>> BEGIN

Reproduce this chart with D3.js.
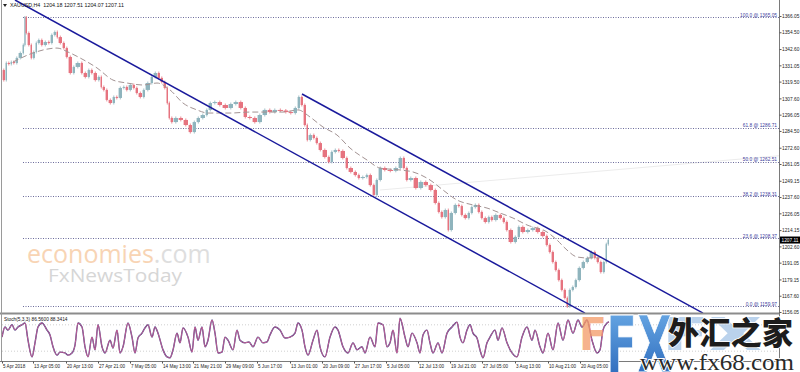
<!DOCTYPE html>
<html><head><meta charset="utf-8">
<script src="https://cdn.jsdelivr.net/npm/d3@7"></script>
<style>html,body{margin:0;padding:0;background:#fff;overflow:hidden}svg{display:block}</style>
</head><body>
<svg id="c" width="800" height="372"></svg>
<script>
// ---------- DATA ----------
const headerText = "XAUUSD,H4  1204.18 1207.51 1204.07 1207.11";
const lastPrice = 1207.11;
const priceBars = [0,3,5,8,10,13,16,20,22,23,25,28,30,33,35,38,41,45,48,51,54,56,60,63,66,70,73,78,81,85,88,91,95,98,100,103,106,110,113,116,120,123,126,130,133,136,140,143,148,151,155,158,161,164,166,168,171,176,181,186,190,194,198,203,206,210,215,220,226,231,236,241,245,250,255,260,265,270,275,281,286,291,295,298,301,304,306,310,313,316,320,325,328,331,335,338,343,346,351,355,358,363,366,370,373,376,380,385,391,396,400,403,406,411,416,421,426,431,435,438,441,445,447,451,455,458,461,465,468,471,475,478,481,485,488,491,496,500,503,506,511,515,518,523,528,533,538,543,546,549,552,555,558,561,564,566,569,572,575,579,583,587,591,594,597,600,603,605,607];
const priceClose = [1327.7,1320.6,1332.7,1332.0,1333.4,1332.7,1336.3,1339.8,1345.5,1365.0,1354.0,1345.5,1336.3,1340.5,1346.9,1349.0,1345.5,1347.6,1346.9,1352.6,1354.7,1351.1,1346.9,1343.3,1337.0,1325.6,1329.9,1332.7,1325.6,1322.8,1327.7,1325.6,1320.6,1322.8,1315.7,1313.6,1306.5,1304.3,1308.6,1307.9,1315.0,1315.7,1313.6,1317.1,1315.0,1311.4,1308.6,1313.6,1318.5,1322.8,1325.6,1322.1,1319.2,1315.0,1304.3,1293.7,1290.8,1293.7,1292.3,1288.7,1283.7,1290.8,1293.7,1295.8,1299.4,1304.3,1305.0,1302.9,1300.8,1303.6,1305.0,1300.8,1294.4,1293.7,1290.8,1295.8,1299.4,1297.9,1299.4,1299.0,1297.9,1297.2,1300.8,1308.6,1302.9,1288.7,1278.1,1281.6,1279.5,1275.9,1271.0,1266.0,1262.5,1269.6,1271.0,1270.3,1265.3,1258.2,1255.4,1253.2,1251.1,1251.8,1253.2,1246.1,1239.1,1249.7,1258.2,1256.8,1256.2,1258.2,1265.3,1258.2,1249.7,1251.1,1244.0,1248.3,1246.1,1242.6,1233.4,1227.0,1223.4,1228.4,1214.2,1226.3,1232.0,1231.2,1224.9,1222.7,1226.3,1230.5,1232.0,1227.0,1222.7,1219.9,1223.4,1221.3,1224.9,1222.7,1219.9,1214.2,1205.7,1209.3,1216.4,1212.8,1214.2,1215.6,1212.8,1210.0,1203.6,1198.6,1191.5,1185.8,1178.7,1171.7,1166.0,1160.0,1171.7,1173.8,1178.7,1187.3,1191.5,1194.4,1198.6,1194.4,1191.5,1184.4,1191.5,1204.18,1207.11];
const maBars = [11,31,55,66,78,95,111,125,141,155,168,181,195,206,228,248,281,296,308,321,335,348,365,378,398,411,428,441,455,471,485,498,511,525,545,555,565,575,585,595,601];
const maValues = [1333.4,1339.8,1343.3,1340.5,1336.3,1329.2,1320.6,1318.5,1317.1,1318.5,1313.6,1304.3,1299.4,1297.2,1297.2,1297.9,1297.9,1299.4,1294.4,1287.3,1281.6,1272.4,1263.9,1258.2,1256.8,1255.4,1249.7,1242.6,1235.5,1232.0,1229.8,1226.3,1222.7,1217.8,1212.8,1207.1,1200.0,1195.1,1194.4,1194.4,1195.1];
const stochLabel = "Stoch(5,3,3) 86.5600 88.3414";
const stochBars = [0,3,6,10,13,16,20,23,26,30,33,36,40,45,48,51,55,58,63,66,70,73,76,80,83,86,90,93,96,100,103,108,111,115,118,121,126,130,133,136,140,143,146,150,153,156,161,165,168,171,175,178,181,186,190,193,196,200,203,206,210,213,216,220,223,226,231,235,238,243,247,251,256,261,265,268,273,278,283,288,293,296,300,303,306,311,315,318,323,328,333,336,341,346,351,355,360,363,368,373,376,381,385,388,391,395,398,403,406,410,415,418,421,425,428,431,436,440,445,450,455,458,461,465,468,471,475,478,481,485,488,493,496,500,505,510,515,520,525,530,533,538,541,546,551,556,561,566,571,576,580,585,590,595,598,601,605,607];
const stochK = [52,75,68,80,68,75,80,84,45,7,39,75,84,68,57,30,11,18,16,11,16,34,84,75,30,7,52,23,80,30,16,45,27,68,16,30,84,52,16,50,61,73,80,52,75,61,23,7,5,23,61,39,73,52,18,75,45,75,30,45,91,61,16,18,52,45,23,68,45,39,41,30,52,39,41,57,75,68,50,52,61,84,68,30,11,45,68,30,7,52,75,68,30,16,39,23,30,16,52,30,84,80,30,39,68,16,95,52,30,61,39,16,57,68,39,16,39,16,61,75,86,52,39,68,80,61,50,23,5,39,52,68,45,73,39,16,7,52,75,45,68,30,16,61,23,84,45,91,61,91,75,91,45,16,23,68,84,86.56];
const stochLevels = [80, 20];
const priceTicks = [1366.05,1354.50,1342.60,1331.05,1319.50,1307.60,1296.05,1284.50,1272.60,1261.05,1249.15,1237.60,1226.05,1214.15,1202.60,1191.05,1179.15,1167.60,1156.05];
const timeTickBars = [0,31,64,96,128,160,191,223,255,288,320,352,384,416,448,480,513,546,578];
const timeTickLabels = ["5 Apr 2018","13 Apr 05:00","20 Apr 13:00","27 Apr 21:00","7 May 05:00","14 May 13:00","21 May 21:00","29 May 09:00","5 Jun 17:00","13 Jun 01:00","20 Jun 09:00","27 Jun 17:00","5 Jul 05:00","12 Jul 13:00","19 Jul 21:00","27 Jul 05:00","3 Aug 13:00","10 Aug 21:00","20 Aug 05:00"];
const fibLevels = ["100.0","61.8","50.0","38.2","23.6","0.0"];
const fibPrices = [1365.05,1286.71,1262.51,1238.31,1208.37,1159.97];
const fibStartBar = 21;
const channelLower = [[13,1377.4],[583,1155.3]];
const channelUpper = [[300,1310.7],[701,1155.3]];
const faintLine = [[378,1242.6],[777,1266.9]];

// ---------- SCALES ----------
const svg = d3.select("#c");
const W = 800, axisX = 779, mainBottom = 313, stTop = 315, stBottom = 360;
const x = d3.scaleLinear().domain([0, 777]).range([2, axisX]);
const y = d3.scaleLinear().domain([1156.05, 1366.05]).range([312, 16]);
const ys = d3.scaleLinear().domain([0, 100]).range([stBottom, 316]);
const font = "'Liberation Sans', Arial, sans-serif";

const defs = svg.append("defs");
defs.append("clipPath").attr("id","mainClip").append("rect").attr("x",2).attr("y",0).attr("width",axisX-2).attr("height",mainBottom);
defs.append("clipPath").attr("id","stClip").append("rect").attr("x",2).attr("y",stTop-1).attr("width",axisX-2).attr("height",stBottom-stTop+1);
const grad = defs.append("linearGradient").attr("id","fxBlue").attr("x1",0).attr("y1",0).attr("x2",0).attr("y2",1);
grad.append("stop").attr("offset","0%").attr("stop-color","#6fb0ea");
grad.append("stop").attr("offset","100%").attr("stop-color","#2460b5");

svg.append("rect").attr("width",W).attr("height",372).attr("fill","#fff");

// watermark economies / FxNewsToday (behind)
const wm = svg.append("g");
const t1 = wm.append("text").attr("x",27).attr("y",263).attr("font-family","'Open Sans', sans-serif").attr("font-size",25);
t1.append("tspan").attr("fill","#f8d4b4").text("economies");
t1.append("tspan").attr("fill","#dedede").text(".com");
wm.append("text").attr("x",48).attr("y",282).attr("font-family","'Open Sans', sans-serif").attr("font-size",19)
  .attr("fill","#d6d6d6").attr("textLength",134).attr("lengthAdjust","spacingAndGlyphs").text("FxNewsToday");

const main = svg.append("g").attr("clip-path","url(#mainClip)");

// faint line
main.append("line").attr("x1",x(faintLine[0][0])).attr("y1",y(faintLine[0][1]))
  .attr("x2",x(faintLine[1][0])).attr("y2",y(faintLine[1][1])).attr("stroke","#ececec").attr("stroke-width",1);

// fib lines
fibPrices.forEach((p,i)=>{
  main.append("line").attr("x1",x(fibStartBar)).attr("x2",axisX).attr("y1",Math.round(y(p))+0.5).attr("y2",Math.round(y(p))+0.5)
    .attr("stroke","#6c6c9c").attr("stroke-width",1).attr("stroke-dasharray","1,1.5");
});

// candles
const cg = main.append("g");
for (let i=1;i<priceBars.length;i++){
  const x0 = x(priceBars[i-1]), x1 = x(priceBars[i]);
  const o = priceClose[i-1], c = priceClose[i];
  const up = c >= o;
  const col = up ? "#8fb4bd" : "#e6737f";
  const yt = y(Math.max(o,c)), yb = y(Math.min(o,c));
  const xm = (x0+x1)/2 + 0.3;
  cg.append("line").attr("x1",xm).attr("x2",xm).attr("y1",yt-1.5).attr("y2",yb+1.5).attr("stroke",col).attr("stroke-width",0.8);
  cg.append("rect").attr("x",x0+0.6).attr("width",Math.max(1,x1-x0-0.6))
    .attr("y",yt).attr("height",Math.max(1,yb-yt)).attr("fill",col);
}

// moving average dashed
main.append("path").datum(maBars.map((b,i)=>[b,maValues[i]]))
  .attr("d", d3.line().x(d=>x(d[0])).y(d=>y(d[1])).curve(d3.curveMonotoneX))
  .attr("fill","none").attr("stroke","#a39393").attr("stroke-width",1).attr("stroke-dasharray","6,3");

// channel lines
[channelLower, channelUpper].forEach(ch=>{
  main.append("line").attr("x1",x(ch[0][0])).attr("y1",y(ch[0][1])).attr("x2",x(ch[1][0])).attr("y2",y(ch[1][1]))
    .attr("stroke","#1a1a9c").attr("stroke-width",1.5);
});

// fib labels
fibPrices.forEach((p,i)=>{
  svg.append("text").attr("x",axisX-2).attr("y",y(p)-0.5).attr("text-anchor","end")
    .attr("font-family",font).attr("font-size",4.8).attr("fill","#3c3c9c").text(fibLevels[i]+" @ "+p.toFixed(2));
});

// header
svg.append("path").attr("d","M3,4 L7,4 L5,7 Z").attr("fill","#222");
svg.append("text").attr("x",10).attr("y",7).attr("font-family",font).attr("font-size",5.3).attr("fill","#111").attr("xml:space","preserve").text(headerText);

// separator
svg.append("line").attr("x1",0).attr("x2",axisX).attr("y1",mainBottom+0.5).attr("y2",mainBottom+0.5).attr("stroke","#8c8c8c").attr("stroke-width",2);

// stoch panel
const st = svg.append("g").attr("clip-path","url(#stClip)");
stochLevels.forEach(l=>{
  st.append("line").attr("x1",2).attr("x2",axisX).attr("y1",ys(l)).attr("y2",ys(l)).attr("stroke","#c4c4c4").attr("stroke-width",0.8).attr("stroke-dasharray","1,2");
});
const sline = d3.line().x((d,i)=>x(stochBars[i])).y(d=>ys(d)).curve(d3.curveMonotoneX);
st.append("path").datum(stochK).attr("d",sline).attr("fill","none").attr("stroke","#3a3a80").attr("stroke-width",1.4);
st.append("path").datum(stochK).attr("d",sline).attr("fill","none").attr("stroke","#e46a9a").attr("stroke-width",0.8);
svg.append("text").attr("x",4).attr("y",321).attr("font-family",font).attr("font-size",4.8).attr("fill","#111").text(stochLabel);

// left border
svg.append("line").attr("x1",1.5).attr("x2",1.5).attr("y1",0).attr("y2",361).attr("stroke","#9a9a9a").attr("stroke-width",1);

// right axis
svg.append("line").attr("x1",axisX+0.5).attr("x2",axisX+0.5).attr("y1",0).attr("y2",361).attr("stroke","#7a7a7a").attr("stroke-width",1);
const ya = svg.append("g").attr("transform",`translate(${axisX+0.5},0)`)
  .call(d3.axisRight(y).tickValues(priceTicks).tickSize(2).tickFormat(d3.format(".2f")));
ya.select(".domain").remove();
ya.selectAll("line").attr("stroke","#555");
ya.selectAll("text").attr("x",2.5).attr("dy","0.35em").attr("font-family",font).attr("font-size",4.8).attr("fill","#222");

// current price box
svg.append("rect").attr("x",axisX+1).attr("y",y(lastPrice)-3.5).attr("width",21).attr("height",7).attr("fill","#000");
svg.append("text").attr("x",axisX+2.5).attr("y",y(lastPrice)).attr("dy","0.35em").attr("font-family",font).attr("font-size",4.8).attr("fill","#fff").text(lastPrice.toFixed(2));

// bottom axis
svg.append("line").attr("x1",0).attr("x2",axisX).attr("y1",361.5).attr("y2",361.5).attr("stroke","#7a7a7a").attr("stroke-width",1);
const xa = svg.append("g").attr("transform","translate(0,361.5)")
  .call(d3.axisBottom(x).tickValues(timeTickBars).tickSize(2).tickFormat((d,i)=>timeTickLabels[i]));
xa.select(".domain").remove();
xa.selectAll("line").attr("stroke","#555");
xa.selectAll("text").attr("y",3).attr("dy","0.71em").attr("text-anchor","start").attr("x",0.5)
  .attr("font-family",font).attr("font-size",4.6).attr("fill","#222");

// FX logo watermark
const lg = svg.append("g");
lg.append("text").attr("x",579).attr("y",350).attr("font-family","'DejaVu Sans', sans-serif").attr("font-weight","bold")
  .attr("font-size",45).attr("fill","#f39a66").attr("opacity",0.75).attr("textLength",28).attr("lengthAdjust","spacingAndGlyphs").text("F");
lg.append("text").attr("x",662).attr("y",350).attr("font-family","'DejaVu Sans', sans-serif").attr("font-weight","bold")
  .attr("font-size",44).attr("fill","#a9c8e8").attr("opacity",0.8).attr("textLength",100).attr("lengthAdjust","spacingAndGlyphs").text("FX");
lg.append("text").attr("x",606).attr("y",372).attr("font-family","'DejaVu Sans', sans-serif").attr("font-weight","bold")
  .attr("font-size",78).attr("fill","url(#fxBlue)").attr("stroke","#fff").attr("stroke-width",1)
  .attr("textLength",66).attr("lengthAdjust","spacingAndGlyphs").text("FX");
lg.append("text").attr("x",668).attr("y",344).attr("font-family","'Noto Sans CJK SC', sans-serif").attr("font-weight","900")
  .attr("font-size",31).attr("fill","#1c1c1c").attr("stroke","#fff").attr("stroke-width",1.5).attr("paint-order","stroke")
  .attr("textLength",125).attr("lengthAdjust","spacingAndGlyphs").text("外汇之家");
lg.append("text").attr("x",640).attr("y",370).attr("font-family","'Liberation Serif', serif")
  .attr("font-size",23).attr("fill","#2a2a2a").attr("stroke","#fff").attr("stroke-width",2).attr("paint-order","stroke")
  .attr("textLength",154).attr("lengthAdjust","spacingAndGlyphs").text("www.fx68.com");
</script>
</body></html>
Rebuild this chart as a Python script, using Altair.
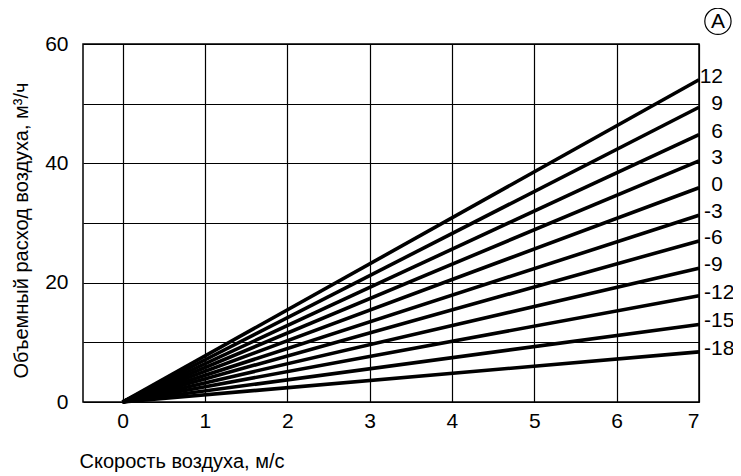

>> END

Take every line from the records above that has the word "chart" and copy it.

Reproduce this chart with D3.js.
Rebuild this chart as a Python script, using Altair.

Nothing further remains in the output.